Reordering: Two papers on reordering, one of the big unsolved problems in statistical machine translation. Elming shows some advances in the first-reorder-into-lattice-then-decode approach, specifically how this lattice should be scored: he argues for scoring the final output to check which rules were implicitly followed (either by applying the rule or using a phrase translation that has it internalized). Zhang et al. propose that different reordering models should be built for different types of sentences, such as statements vs. questions.
Neat and surprising: We typically train our system on corpora that we find on web sites of multilingual institutions, such as the UN or the EU. When using such data, does it matter what the original source language was? I doubt it, but then van Halteren shows that he can detect the original source language in English Europarl documents with over 96 percent accuracy.

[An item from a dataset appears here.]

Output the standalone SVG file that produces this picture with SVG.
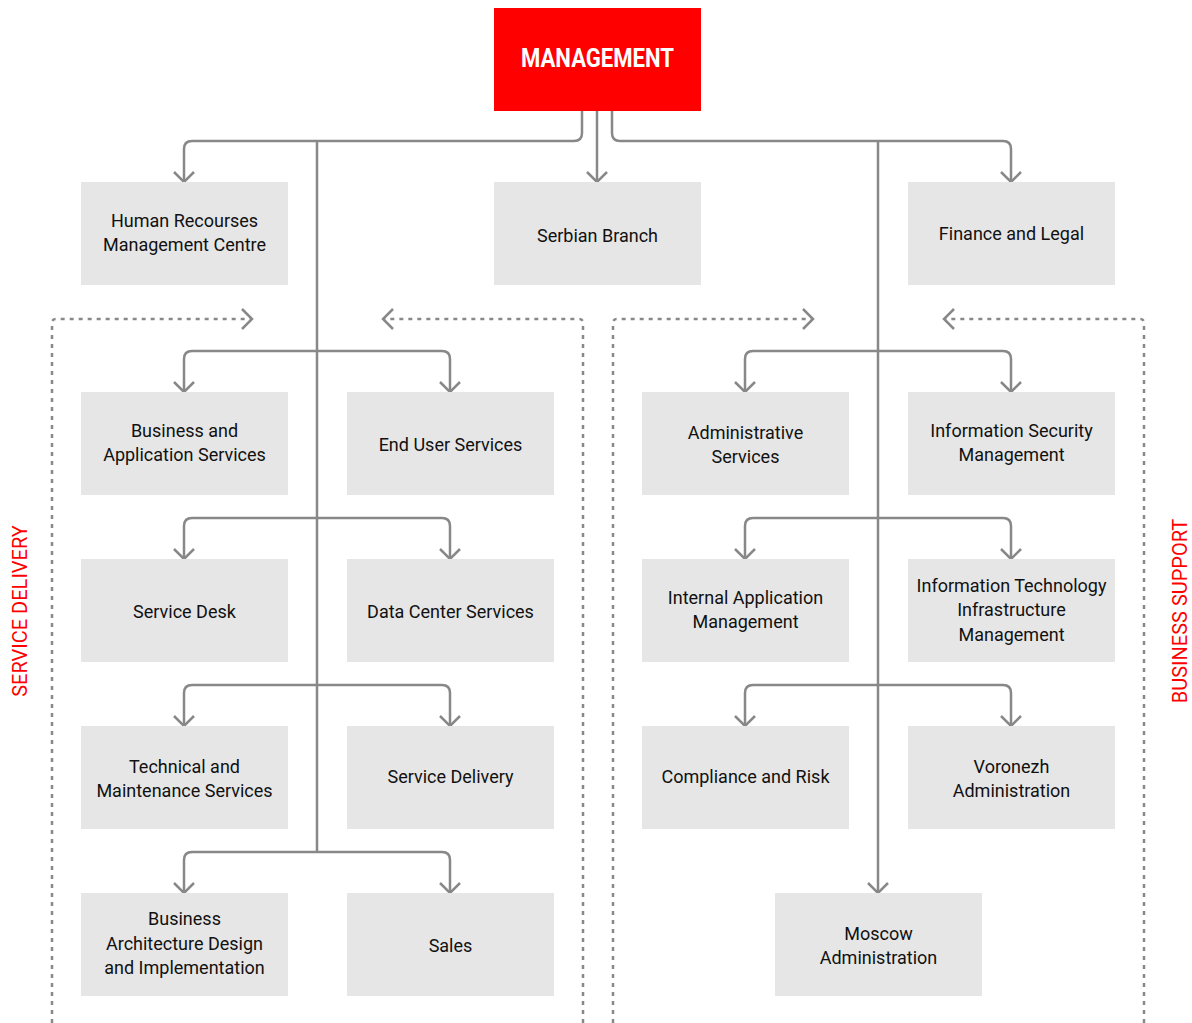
<svg xmlns="http://www.w3.org/2000/svg" width="1192" height="1023" viewBox="0 0 1192 1023">
<defs>
<style>
.box{fill:#e6e6e6}
.t{font-family:Roboto,"Liberation Sans",sans-serif;font-size:18px;fill:#111;text-anchor:middle}
.c{fill:none;stroke:#888;stroke-width:2.5;stroke-linejoin:round}
.d{fill:none;stroke:#888;stroke-width:2.5;stroke-dasharray:4 5}
.side{font-family:Roboto,"Liberation Sans",sans-serif;font-size:20px;fill:#ff0000;text-anchor:middle}
</style>
</defs>
<rect width="1192" height="1023" fill="#fff"/>
<g id="connectors">
<path class="c" d="M582,111 V133 Q582,141 574,141 H192 Q184,141 184,149 V181"/>
<path class="c" d="M597,111 V181"/>
<path class="c" d="M612,111 V133 Q612,141 620,141 H1003 Q1011,141 1011,149 V181"/>
<path class="c" d="M317,141 V852"/>
<path class="c" d="M878,141 V892"/>
<path class="c" d="M184,391 V359 Q184,351 192,351 H442 Q450,351 450,359 V391"/>
<path class="c" d="M184,558 V526 Q184,518 192,518 H442 Q450,518 450,526 V558"/>
<path class="c" d="M184,725 V693 Q184,685 192,685 H442 Q450,685 450,693 V725"/>
<path class="c" d="M184,892 V860 Q184,852 192,852 H442 Q450,852 450,860 V892"/>
<path class="c" d="M745,391 V359 Q745,351 753,351 H1003 Q1011,351 1011,359 V391"/>
<path class="c" d="M745,558 V526 Q745,518 753,518 H1003 Q1011,518 1011,526 V558"/>
<path class="c" d="M745,725 V693 Q745,685 753,685 H1003 Q1011,685 1011,693 V725"/>
<g stroke="#888" stroke-width="2.5" fill="none">
<path d="M174,172 L184,182 L194,172"/>
<path d="M587,172 L597,182 L607,172"/>
<path d="M1001,172 L1011,182 L1021,172"/>
<path d="M174,382 L184,392 L194,382"/><path d="M440,382 L450,392 L460,382"/>
<path d="M174,549 L184,559 L194,549"/><path d="M440,549 L450,559 L460,549"/>
<path d="M174,716 L184,726 L194,716"/><path d="M440,716 L450,726 L460,716"/>
<path d="M174,883 L184,893 L194,883"/><path d="M440,883 L450,893 L460,883"/>
<path d="M735,382 L745,392 L755,382"/><path d="M1001,382 L1011,392 L1021,382"/>
<path d="M735,549 L745,559 L755,549"/><path d="M1001,549 L1011,559 L1021,549"/>
<path d="M735,716 L745,726 L755,716"/><path d="M1001,716 L1011,726 L1021,716"/>
<path d="M868,883 L878,893 L888,883"/>
<path d="M242,309 L252,319 L242,329"/>
<path d="M393,309 L383,319 L393,329"/>
<path d="M803,309 L813,319 L803,329"/>
<path d="M954,309 L944,319 L954,329"/>
</g>
<path class="d" d="M52,1023 V323 Q52,319 56,319 H251"/>
<path class="d" d="M583,1023 V323 Q583,319 579,319 H384"/>
<path class="d" d="M613,1023 V323 Q613,319 617,319 H812"/>
<path class="d" d="M1144,1023 V323 Q1144,319 1140,319 H945"/>
</g>
<g id="management"><rect x="494" y="8" width="207" height="103" fill="#ff0000"/><text x="597.5" y="67" font-family="Roboto,'Liberation Sans',sans-serif" font-size="25" font-weight="bold" fill="#fff" text-anchor="middle" textLength="153" lengthAdjust="spacingAndGlyphs">MANAGEMENT</text></g>
<g id="hr"><rect class="box" x="81" y="182" width="207" height="103"/><text class="t" x="184.5" y="226.5">Human Recourses</text><text class="t" x="184.5" y="250.5">Management Centre</text></g>
<g id="serbian"><rect class="box" x="494" y="182" width="207" height="103"/><text class="t" x="597.5" y="241.5">Serbian Branch</text></g>
<g id="finance"><rect class="box" x="908" y="182" width="207" height="103"/><text class="t" x="1011.5" y="239.5">Finance and Legal</text></g>
<g id="bas"><rect class="box" x="81" y="392" width="207" height="103"/><text class="t" x="184.5" y="436.5">Business and</text><text class="t" x="184.5" y="460.5">Application Services</text></g>
<g id="eus"><rect class="box" x="347" y="392" width="207" height="103"/><text class="t" x="450.5" y="450.5">End User Services</text></g>
<g id="sd"><rect class="box" x="81" y="559" width="207" height="103"/><text class="t" x="184.5" y="617.5">Service Desk</text></g>
<g id="dcs"><rect class="box" x="347" y="559" width="207" height="103"/><text class="t" x="450.5" y="617.5">Data Center Services</text></g>
<g id="tms"><rect class="box" x="81" y="726" width="207" height="103"/><text class="t" x="184.5" y="772.5">Technical and</text><text class="t" x="184.5" y="796.5">Maintenance Services</text></g>
<g id="sdel"><rect class="box" x="347" y="726" width="207" height="103"/><text class="t" x="450.5" y="782.5">Service Delivery</text></g>
<g id="bad"><rect class="box" x="81" y="893" width="207" height="103"/><text class="t" x="184.5" y="925">Business</text><text class="t" x="184.5" y="949.5">Architecture Design</text><text class="t" x="184.5" y="974">and Implementation</text></g>
<g id="sales"><rect class="box" x="347" y="893" width="207" height="103"/><text class="t" x="450.5" y="951.5">Sales</text></g>
<g id="adm"><rect class="box" x="642" y="392" width="207" height="103"/><text class="t" x="745.5" y="438.5">Administrative</text><text class="t" x="745.5" y="462.5">Services</text></g>
<g id="ism"><rect class="box" x="908" y="392" width="207" height="103"/><text class="t" x="1011.5" y="436.5">Information Security</text><text class="t" x="1011.5" y="460.5">Management</text></g>
<g id="iam"><rect class="box" x="642" y="559" width="207" height="103"/><text class="t" x="745.5" y="603.5">Internal Application</text><text class="t" x="745.5" y="627.5">Management</text></g>
<g id="itim"><rect class="box" x="908" y="559" width="207" height="103"/><text class="t" x="1011.5" y="591.5">Information Technology</text><text class="t" x="1011.5" y="615.5">Infrastructure</text><text class="t" x="1011.5" y="640.5">Management</text></g>
<g id="car"><rect class="box" x="642" y="726" width="207" height="103"/><text class="t" x="745.5" y="782.5">Compliance and Risk</text></g>
<g id="va"><rect class="box" x="908" y="726" width="207" height="103"/><text class="t" x="1011.5" y="772.5">Voronezh</text><text class="t" x="1011.5" y="796.5">Administration</text></g>
<g id="ma"><rect class="box" x="775" y="893" width="207" height="103"/><text class="t" x="878.5" y="939.5">Moscow</text><text class="t" x="878.5" y="963.5">Administration</text></g>
<text class="side" transform="translate(27,611) rotate(-90)">SERVICE DELIVERY</text>
<text class="side" transform="translate(1187,611) rotate(-90)">BUSINESS SUPPORT</text>
</svg>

Connecting with our rule-based friends: An effective but simple method to combine a rule-based system like Systran with a statistical model is but first translating with Systran and then learn a statistical model to translate Systran English into real English. Based on your biases, you can call this rule-based preprocessing, serial combination, or statistical post-editing. Ueffing et al. show that some information from the rule-based system may help the statistical component, such as annotation of names or other reliable markup.
Aligning and building up dictionaries: What can you do with a large monolingual source language corpus, or a target language corpus, or a conventional bilingual dictionary? Wu et al. present various methods and compare them. Tsunakawa et al. use a method using a pivot language (English) to build a Japanese-Chinese dictionary. Given a syntactically parsed parallel corpus, Zhechev and Way compare different methods how to extract subtrees. Macken et al. extract technical term translations from a domain-specific parallel corpus. Lardilleux and Lepage propose an iterative phrase alignment method that first matches short sentences and phrases, and then subtracts the known alignments from longer phrases to extract the remainder, basically pigeon-holing.
Also: A paper on a Bayesian method for Chinese word segmentation by Xu et al.; a paper of transliteration, by Malik et al.; a paper on evaluation, especially if quality of reference translations matters (it does not), by Hamon and Mostefa; and a new grammar formalism for translation by Søgaard.
What's missing? No paper on word alignment or large-scale discriminative training, but there is always Hawaii.